• Records shown:
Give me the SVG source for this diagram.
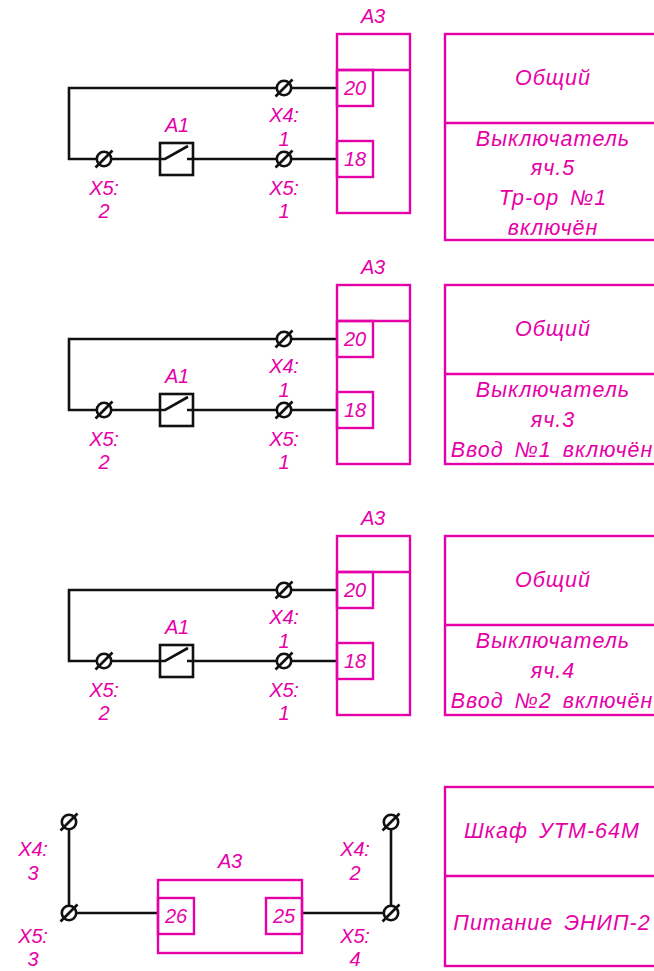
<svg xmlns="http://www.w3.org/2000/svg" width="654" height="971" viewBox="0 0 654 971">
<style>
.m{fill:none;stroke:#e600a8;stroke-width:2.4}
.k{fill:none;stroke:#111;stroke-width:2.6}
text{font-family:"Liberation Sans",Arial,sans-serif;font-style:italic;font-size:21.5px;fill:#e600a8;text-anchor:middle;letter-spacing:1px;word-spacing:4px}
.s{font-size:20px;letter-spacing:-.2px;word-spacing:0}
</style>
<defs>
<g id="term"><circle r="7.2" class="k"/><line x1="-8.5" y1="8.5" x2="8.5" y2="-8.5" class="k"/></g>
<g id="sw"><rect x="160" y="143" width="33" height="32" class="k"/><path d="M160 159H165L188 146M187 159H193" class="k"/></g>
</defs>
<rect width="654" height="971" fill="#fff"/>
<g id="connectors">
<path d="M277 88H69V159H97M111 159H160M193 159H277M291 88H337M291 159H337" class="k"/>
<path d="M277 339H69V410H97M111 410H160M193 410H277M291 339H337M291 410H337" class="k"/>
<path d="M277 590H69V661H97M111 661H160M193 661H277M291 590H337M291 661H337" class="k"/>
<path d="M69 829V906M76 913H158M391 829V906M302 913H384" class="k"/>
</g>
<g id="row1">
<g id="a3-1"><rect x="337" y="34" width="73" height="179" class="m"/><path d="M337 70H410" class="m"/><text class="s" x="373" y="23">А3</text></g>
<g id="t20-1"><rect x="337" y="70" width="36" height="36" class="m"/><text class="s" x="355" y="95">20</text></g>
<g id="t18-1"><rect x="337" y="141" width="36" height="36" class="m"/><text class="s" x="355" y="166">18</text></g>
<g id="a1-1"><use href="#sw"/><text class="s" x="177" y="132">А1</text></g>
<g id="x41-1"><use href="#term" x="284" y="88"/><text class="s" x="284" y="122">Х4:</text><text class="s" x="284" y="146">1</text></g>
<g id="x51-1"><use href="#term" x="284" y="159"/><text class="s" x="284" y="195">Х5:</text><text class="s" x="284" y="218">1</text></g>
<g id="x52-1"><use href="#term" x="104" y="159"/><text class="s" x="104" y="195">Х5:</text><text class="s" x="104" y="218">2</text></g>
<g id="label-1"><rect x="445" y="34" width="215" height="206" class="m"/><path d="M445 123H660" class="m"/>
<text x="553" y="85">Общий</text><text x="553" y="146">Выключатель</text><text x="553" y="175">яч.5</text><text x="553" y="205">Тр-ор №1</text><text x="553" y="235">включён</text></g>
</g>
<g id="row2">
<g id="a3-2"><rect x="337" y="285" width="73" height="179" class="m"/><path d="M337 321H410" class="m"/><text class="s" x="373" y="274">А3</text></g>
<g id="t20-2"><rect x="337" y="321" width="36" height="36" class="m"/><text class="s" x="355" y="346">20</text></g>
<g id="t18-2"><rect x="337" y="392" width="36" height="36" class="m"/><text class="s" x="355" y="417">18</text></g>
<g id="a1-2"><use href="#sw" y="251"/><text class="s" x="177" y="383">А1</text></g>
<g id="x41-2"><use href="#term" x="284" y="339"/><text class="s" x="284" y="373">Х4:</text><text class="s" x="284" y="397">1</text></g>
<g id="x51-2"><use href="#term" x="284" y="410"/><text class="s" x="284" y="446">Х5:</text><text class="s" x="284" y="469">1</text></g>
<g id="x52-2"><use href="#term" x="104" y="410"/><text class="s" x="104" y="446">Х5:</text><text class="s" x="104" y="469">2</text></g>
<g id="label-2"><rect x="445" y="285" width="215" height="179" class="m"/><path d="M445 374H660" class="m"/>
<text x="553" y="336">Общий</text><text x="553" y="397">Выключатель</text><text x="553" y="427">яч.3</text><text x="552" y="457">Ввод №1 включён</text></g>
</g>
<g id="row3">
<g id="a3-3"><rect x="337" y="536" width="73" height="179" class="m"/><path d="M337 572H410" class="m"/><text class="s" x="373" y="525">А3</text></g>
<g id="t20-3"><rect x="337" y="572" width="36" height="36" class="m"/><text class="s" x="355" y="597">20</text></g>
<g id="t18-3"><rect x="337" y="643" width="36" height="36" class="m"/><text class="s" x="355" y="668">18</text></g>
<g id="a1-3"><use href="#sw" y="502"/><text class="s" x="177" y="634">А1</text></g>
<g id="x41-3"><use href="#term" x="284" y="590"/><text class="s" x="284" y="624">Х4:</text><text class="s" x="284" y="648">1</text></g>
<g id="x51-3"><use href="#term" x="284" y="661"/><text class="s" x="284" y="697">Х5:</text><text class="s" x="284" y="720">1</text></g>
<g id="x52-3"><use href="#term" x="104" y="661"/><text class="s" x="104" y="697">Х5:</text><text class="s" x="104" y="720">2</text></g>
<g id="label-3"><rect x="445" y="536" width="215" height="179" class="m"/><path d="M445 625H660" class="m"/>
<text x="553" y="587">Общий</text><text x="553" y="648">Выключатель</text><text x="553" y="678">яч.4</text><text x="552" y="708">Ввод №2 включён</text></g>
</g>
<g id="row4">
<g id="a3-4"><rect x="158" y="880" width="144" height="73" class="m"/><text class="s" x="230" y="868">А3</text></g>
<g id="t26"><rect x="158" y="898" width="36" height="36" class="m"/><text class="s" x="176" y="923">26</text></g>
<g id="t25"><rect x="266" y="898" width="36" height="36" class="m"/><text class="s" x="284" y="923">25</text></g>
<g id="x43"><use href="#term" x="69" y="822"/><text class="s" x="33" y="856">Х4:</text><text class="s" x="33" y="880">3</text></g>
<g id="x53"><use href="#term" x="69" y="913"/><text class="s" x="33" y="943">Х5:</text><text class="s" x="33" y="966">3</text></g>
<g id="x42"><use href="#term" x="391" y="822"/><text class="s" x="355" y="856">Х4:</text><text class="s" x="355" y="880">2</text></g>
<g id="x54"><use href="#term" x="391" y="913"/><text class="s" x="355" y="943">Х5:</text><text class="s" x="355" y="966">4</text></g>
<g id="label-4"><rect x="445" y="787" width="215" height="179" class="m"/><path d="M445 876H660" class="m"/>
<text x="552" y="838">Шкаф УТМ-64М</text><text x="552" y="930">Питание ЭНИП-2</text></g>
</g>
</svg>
---
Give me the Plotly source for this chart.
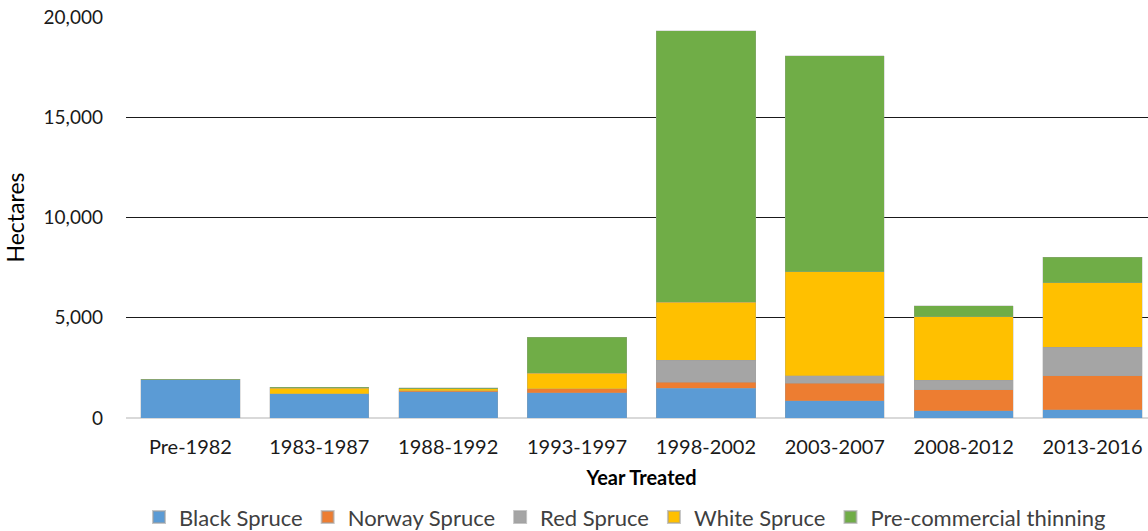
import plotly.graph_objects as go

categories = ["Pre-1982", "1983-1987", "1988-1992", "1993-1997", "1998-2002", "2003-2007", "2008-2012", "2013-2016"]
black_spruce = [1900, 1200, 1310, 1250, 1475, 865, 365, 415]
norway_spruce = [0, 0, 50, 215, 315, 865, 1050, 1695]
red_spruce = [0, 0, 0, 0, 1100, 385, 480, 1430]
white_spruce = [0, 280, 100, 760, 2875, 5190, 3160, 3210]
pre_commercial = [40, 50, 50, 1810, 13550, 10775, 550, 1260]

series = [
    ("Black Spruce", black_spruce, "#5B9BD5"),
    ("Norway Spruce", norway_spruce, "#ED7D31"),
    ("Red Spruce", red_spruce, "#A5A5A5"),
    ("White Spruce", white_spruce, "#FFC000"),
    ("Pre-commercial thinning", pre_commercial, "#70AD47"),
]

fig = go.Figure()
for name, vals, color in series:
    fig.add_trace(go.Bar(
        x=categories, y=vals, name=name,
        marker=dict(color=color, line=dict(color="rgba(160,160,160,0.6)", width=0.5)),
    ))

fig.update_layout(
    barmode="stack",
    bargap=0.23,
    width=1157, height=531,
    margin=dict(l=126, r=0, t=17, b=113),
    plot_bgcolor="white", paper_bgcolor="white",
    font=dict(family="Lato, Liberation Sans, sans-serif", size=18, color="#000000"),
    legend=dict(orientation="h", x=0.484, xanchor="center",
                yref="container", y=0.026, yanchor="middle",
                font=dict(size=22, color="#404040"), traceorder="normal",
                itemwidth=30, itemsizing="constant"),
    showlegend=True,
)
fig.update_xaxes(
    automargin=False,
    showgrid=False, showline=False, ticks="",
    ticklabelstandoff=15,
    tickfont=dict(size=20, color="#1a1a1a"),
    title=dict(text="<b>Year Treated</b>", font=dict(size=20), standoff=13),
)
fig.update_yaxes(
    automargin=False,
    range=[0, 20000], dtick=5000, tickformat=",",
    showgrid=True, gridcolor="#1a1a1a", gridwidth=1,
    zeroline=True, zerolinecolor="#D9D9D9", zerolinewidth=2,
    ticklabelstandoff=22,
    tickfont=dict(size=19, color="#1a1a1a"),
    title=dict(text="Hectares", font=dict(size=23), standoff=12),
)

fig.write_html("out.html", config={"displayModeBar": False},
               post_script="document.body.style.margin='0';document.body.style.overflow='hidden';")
---
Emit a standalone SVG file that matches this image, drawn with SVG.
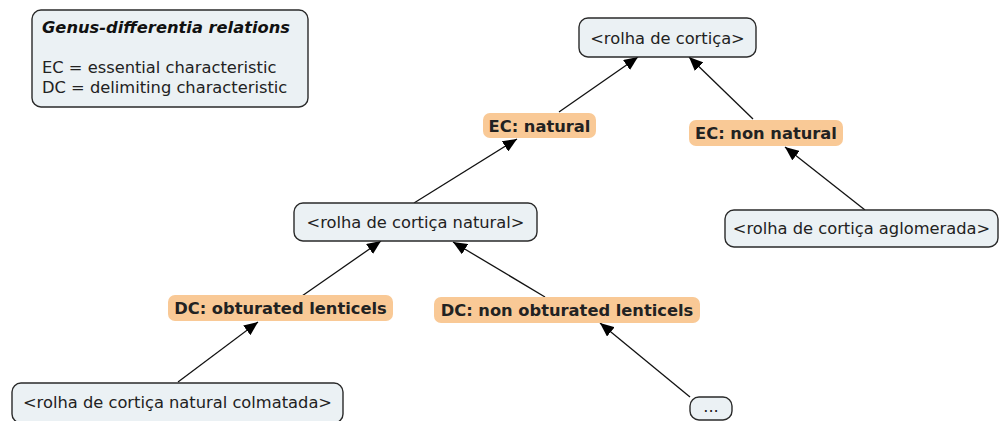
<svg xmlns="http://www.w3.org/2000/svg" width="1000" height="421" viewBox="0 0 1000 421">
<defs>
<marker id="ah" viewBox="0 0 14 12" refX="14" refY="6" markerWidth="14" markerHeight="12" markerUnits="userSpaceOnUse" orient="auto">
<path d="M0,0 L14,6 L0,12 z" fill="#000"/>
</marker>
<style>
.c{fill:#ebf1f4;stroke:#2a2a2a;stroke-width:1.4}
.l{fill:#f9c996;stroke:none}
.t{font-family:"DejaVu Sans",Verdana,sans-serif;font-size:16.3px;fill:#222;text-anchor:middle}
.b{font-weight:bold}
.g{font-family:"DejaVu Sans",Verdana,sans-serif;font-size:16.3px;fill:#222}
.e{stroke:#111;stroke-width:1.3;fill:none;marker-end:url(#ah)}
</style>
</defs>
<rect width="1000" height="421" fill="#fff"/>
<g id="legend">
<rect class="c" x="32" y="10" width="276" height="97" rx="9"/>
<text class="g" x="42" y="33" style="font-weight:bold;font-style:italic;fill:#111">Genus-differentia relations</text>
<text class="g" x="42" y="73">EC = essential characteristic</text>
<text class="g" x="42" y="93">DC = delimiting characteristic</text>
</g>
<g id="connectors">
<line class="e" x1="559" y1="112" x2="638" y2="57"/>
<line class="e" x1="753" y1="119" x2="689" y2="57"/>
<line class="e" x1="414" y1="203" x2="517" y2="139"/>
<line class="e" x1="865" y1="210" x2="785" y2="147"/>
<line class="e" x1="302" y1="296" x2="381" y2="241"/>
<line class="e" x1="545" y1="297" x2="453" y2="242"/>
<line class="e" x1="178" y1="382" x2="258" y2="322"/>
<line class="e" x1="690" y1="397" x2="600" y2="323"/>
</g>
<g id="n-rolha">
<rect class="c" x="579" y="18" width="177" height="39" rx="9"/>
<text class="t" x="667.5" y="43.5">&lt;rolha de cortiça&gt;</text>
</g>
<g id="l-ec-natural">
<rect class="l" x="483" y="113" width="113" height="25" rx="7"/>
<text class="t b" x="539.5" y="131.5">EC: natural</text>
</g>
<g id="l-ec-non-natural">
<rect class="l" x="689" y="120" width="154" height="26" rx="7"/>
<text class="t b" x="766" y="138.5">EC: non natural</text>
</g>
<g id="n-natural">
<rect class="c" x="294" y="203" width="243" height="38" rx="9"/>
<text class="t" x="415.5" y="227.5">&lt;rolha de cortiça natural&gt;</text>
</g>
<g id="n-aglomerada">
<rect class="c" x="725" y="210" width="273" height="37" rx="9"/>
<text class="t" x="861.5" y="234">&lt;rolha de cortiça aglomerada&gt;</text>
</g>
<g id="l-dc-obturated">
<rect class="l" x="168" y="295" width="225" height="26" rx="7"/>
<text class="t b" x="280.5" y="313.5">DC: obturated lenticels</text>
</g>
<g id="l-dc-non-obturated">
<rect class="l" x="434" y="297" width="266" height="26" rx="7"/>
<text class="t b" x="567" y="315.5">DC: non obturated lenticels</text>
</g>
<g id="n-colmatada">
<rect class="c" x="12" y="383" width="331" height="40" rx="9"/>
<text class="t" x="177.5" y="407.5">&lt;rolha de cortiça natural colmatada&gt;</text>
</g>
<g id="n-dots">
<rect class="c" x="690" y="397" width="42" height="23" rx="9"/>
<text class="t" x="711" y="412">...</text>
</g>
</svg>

• Instructions for the task: In the listing, find every line containing the word "Give" and list it.

• Exercise output:
Give me the SVG source for this diagram.
Give me the Plotly source for this chart.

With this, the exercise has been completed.